How to make a Plan to use Video in Your Business
While the artistry of filmmaking may baffle you, the logistics behind it will probably be second nature to most small business owners. If you’ve ever had to make sure something gets done, you have the basic skills to produce. As most good business leaders know, at the heart of getting things done is a good, well-thought out plan, so don’t rush into your video.
Once you’ve decided the goal of the video, consider who the people are in the company who should input on the video? What outside resources will be needed?
What is the budget?
These are just some of the initial questions you need to ask, but essentially having a plan means considering what needs to get done for the video; how it is going to get done, who is going to do it, and when it is going to get done. Don’t try to do it all alone. Video is a collaborative medium and requires a team, find the people in your company who are interested in this kind of creative expression or hire professionals.
Want to know the top 3 mistakes business owners make when planning a video?
1. The shoot isn’t the most important thing going on that day.
We can’t tell you how many times clients have tried to schedule their shoots on the same day as an out-of-the ordinary event, like a conference or seminar. We understand the why: They may think a special event will make the end video seem more exciting. The truth is shooting a polished marketing video requires a controlled environment. There’s a reason it’s called video production. It’s a lot of work and requires your full attention. When you try to piggyback your video shoot onto another event, getting all of the elements you need to realize your initial vision becomes virtually impossible. Unless the finished video is actually about that event, dedicate another day to your shoot.
2. Hoping to get testimonials on the fly.
We love video testimonials. They are a fantastic, inexpensive marketing tool for your business. However, just because they don’t require scripting or a lot of editing doesn’t mean they don’t require pre-planning.
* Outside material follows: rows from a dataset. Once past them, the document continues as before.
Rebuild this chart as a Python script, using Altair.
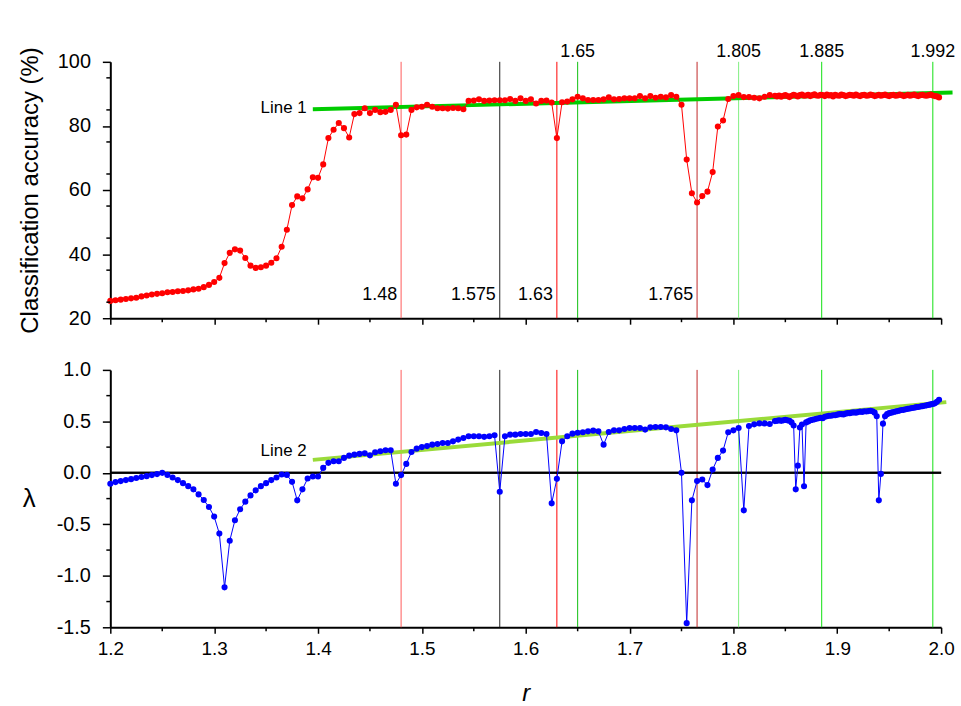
import altair as alt
import pandas as pd

# ---------------- data ----------------
r_coarse = [round(1.2 + 0.005 * i, 3) for i in range(129)]   # 1.200 ... 1.840
r_dense = [round(1.842 + 0.002 * i, 3) for i in range(79)]   # 1.842 ... 1.998
r_values = r_coarse + r_dense

acc_coarse = [
    25.4, 25.6, 25.8, 26.0, 26.2, 26.4, 26.8, 27.1, 27.4, 27.6,
    27.8, 28.1, 28.2, 28.4, 28.5, 28.7, 29.0, 29.2, 29.7, 30.4,
    31.3, 32.6,
    37.2, 40.4, 41.5, 41.1, 38.8, 36.4, 35.7, 35.9, 36.4, 37.3,
    38.7, 42.3, 47.6, 55.3, 58.0, 57.4, 60.2, 64.0, 63.8, 68.0,
    76.2, 78.8, 80.9, 79.3, 76.4, 83.7, 84.0, 85.5, 84.0, 85.0,
    84.3, 84.4, 85.0, 86.6,
    77.1, 77.3, 85.0, 85.8, 86.0, 86.6, 86.0, 85.5, 85.5, 85.4,
    85.6, 85.5, 85.2, 87.8, 87.9, 88.3, 87.8, 87.9, 88.0, 88.0,
    88.0, 88.4, 87.8, 88.6, 87.8, 88.3, 87.0, 87.8, 87.9, 87.3,
    76.2, 87.4, 87.6, 88.3, 89.1, 88.6, 88.1, 88.1, 88.1, 88.3,
    88.9, 88.3, 88.4, 88.6, 88.6, 88.6, 89.3, 88.6, 89.3, 88.8,
    89.1, 88.9, 89.6, 89.1, 86.6, 69.5, 59.0, 56.1, 58.1, 59.5,
    65.6, 79.8, 81.7, 88.4, 89.3, 89.6, 89.0, 89.0, 88.8, 88.6,
    89.1, 89.6, 89.4,
]
acc_dense = [
    89.2, 89.5, 89.1, 89.4, 89.6, 89.3, 89.0, 89.4, 89.7, 89.5,
    89.2, 89.6, 89.8, 89.4, 89.5, 89.7, 89.3, 89.6, 89.9, 89.5,
    89.4, 89.7, 89.6, 89.3, 89.8, 89.5, 89.6, 89.2, 89.7, 89.5,
    89.4, 89.8, 89.6, 89.3, 89.5, 89.7, 89.6, 89.4, 89.8, 89.5,
    89.3, 89.6, 89.7, 89.4, 89.5, 89.8, 89.6, 89.3, 89.5, 89.7,
    89.4, 89.6, 89.8, 89.5, 89.3, 89.6, 89.7, 89.4, 89.5, 89.8,
    89.6, 89.3, 89.5, 89.7, 89.4, 89.6, 89.8, 89.5, 89.3, 89.6,
    89.7, 89.5, 89.4, 89.6, 89.8, 89.5, 89.3, 89.2, 88.9,
]

lam_coarse = [
    -0.106, -0.09, -0.08, -0.07, -0.061, -0.05, -0.04, -0.032, -0.022, -0.012,
    0.0, -0.02, -0.045, -0.07, -0.1, -0.129, -0.16, -0.209, -0.264, -0.332,
    -0.425, -0.59, -1.112,
    -0.66, -0.46, -0.354, -0.28, -0.219, -0.17, -0.129, -0.1, -0.07, -0.045,
    -0.016, -0.02, -0.087, -0.267, -0.16, -0.055, -0.035, -0.035, 0.048, 0.097,
    0.113, 0.113, 0.145, 0.167, 0.177, 0.184, 0.19, 0.17, 0.2, 0.21,
    0.22, 0.22, -0.106,
    -0.022, 0.087, 0.203, 0.235, 0.25, 0.26, 0.274, 0.28, 0.29, 0.29,
    0.306, 0.323, 0.339, 0.355, 0.355, 0.355, 0.35, 0.355, 0.365, -0.183,
    0.355, 0.371, 0.371, 0.377, 0.377, 0.377, 0.397, 0.387, 0.377, -0.296,
    -0.058, 0.306, 0.355, 0.381, 0.39, 0.394, 0.403, 0.41, 0.403, 0.274,
    0.397, 0.413, 0.413, 0.426, 0.436, 0.436, 0.436, 0.42, 0.442, 0.445,
    0.445, 0.442, 0.426, 0.413, 0.0, -1.46, -0.267, -0.08, -0.065, -0.119,
    0.032, 0.145, 0.216, 0.394, 0.413, 0.436, -0.364, 0.455, 0.471, 0.48,
    0.48, 0.474, 0.503,
]
lam_dense = [
    0.505, 0.51, 0.505, 0.51, 0.515, 0.51, 0.505, 0.49, 0.46, -0.16,
    0.07, 0.44, 0.47, -0.13, 0.49, 0.5, 0.51, 0.515, 0.52, 0.525,
    0.53, 0.535, 0.53, 0.545, 0.55, 0.555, 0.555, 0.56, 0.56, 0.565,
    0.57, 0.57, 0.568, 0.575, 0.58, 0.58, 0.585, 0.588, 0.585, 0.59,
    0.595, 0.592, 0.598, 0.596, 0.6, 0.603, 0.598, 0.585, 0.55, -0.267,
    -0.01, 0.478, 0.55, 0.57, 0.58, 0.585, 0.59, 0.595, 0.6, 0.605,
    0.61, 0.612, 0.618, 0.622, 0.625, 0.63, 0.632, 0.638, 0.64, 0.645,
    0.648, 0.652, 0.656, 0.66, 0.665, 0.67, 0.675, 0.69, 0.71,
]

vline_r = [1.48, 1.575, 1.63, 1.65, 1.765, 1.805, 1.885, 1.992]
vline_color = ["#FF5A5A", "#202020", "#FF0000", "#10C010", "#C02828", "#80EE80", "#10E010", "#10E010"]

low_label_r = [1.48, 1.575, 1.63, 1.765]
low_label_text = ["1.48", "1.575", "1.63", "1.765"]
low_label_acc = [25.6, 25.6, 25.6, 25.6]

top_label_r = [1.65, 1.805, 1.885, 1.992]
top_label_text = ["1.65", "1.805", "1.885", "1.992"]
top_label_acc = [100, 100, 100, 100]

line1_r = [1.395, 2.011]
line1_acc = [85.2, 90.4]
line2_r = [1.395, 2.005]
line2_lam = [0.126, 0.687]

line1_label = {"r": [1.389], "acc": [85.7], "t": ["Line 1"]}
line2_label = {"r": [1.389], "lam": [0.21], "t": ["Line 2"]}

x_major = [1.2, 1.3, 1.4, 1.5, 1.6, 1.7, 1.8, 1.9, 2.0]
x_minor = [1.25, 1.35, 1.45, 1.55, 1.65, 1.75, 1.85, 1.95]
acc_major = [20, 30, 40, 50, 60, 70, 80, 90, 100]
acc_minor = [25, 35, 45, 55, 65, 75, 85, 95]
lam_major = [-1.5, -1.0, -0.5, 0.0, 0.5, 1.0]
lam_minor = [-1.25, -0.75, -0.25, 0.25, 0.75]

# ---------------- frames ----------------
df_acc = pd.DataFrame({"r": r_values, "acc": acc_coarse + acc_dense})
df_lam = pd.DataFrame({"r": r_values, "lam": lam_coarse + lam_dense})
df_v = pd.DataFrame({"r": vline_r, "c": vline_color})
df_low = pd.DataFrame({"r": low_label_r, "acc": low_label_acc, "t": low_label_text})
df_toplab = pd.DataFrame({"r": top_label_r, "acc": top_label_acc, "t": top_label_text})
df_l1 = pd.DataFrame({"r": line1_r, "acc": line1_acc})
df_l2 = pd.DataFrame({"r": line2_r, "lam": line2_lam})
df_l1t = pd.DataFrame(line1_label)
df_l2t = pd.DataFrame(line2_label)
df_xminor = pd.DataFrame({"r": x_minor})
df_accminor = pd.DataFrame({"acc": acc_minor})
df_lamminor = pd.DataFrame({"lam": lam_minor})

W = 836
H_TOP = 258
H_BOT = 259
FONT = "Liberation Sans"
NARROW = "Liberation Sans Narrow, Arial Narrow, Liberation Sans"

xs = alt.Scale(domain=[1.2, 2.0], nice=False, zero=False)
ys_top = alt.Scale(domain=[20, 100], nice=False, zero=False)
ys_bot = alt.Scale(domain=[-1.5, 1.0], nice=False, zero=False)

x_axis_top = alt.Axis(values=x_major, labels=False, title=None, tickSize=6)
x_axis_bot = alt.Axis(values=x_major, title="r", titleFontStyle="italic", titleFontSize=24,
                      titlePadding=24, labelFont=NARROW, labelFontSize=19, labelPadding=6,
                      format=".1f", tickSize=6)
y_axis_top = alt.Axis(values=acc_major, title="Classification accuracy (%)", titleFontSize=24,
                      titleAngle=270, titleX=-80, titleY=H_TOP / 2, titleAlign="center",
                      titleBaseline="middle", labelFontSize=20, labelPadding=12,
                      format="d", tickSize=8)
y_axis_bot = alt.Axis(values=lam_major, title="λ", titleFontSize=26,
                      titleAngle=0, titleX=-82, titleY=H_BOT / 2, titleAlign="center",
                      titleBaseline="middle", labelFontSize=20, labelPadding=12,
                      labelExpr="(datum.value < 0 ? '-' : '') + format(abs(datum.value), '.1f')",
                      tickSize=8)


def X(axis=None):
    if axis is None:
        return alt.X("r:Q", scale=xs, title="r")
    return alt.X("r:Q", scale=xs, axis=axis)


def YT(axis=None):
    if axis is None:
        return alt.Y("acc:Q", scale=ys_top, title="Classification accuracy (%)")
    return alt.Y("acc:Q", scale=ys_top, axis=axis)


def YB(axis=None):
    if axis is None:
        return alt.Y("lam:Q", scale=ys_bot, title="λ")
    return alt.Y("lam:Q", scale=ys_bot, axis=axis)


def minor_x(height):
    return alt.Chart(df_xminor).mark_rule(color="black", strokeWidth=1.5, clip=False).encode(
        x=X(), y=alt.value(height), y2=alt.value(height + 4))


def minor_y(df, yenc):
    return alt.Chart(df).mark_rule(color="black", strokeWidth=1.5, clip=False).encode(
        y=yenc, x=alt.value(0), x2=alt.value(-4))


# ---------------- top panel ----------------
top_line = alt.Chart(df_acc).mark_line(color="#FF0000", strokeWidth=1).encode(
    x=X(x_axis_top), y=YT(y_axis_top))
top_vlines = alt.Chart(df_v).mark_rule(strokeWidth=1).encode(
    x=X(), color=alt.Color("c:N", scale=None))
top_trend = alt.Chart(df_l1).mark_line(color="#00CC00", strokeWidth=4, clip=False).encode(
    x=X(), y=YT())
top_pts = alt.Chart(df_acc).mark_circle(color="#FF0000", size=38, opacity=1).encode(
    x=X(), y=YT())
top_low_text = alt.Chart(df_low).mark_text(align="right", baseline="alphabetic", dx=-4,
                                           fontSize=18, font=FONT, color="black").encode(
    x=X(), y=YT(), text="t:N")
top_top_text = alt.Chart(df_toplab).mark_text(align="center", baseline="alphabetic", dy=-5,
                                              fontSize=18, font=FONT, color="black", clip=False).encode(
    x=X(), y=YT(), text="t:N")
top_l1_text = alt.Chart(df_l1t).mark_text(align="right", baseline="middle",
                                          fontSize=17, font=FONT, color="black").encode(
    x=X(), y=YT(), text="t:N")

top = alt.layer(top_vlines, top_trend, top_line, top_pts, top_low_text, top_top_text,
                top_l1_text, minor_x(H_TOP), minor_y(df_accminor, YT())
                ).properties(width=W, height=H_TOP)

# ---------------- bottom panel ----------------
bot_line = alt.Chart(df_lam).mark_line(color="#0000FF", strokeWidth=1).encode(
    x=X(x_axis_bot), y=YB(y_axis_bot))
bot_vlines = alt.Chart(df_v).mark_rule(strokeWidth=1).encode(
    x=X(), color=alt.Color("c:N", scale=None))
bot_zero = alt.Chart(df_l2).mark_rule(color="black", strokeWidth=2).encode(
    y=alt.YDatum(0, scale=ys_bot, title="λ"))
bot_trend = alt.Chart(df_l2).mark_line(color="#9ADB3A", strokeWidth=4, clip=False).encode(
    x=X(), y=YB())
bot_pts = alt.Chart(df_lam).mark_circle(color="#0000FF", size=38, opacity=1).encode(
    x=X(), y=YB())
bot_l2_text = alt.Chart(df_l2t).mark_text(align="right", baseline="middle",
                                          fontSize=17, font=FONT, color="black").encode(
    x=X(), y=YB(), text="t:N")

bottom = alt.layer(bot_vlines, bot_zero, bot_trend, bot_line, bot_pts,
                   bot_l2_text, minor_x(H_BOT), minor_y(df_lamminor, YB())
                   ).properties(width=W, height=H_BOT)

chart = (
    alt.vconcat(top, bottom, spacing=26)
    .resolve_scale(x="independent", y="independent")
    .properties(padding={"left": 18, "top": 41, "right": 0, "bottom": 0}, background="white")
    .configure(font=FONT)
    .configure_view(stroke=None)
    .configure_axis(grid=False, domainColor="black", domainWidth=2, tickColor="black",
                    tickWidth=1.5, labelColor="black", titleColor="black", labelFont=FONT,
                    titleFontWeight="normal", titleFont=FONT, labelOverlap=False, labelFlush=False)
)

chart.save("out.html", embed_options={"renderer": "svg", "actions": False})
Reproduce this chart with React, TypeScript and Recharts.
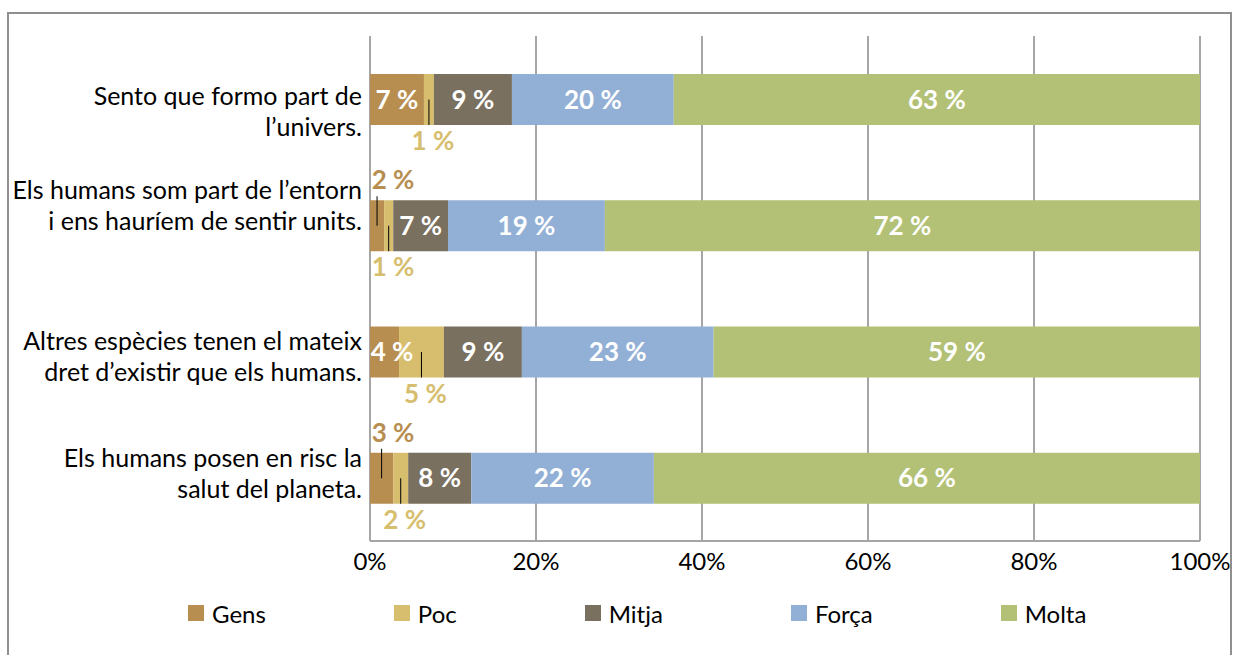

Sometimes clients who run business-to-consumer services, like medical offices or retailers, want to just grab testimonials as customers stroll in. Don’t take that gamble. Without time to prepare, they may not highlight what you feel are your business’s greatest selling points. Plus, even your most faithful customers will resent being asked to step in front of a camera without prior notice. The best way to get a great on-camera testimonial is to schedule them in advance, have someone do a “pre-interview” over the phone to work out the messaging and maybe even offer an incentive, like a free or discounted service to ensure they show up.
3. Not knowing the end use of a video.
Sometimes we get booked just for videography services for the day, without editing services. The approach we use to shoot a video depends squarely on the end use. Will they post the keynote speech online in its entirety, or are they going to boil it down to two minutes of highlights? If it’s the former, we’ll plant ourselves in the back and keep the camera focused on the speaker at all times. For the latter, we’ll move around more and even get shots of the audience so the editor has extra shots to cover the edits. Yet , most clients hadn’t considered what the end use was, so we played it safe instead of being dynamic.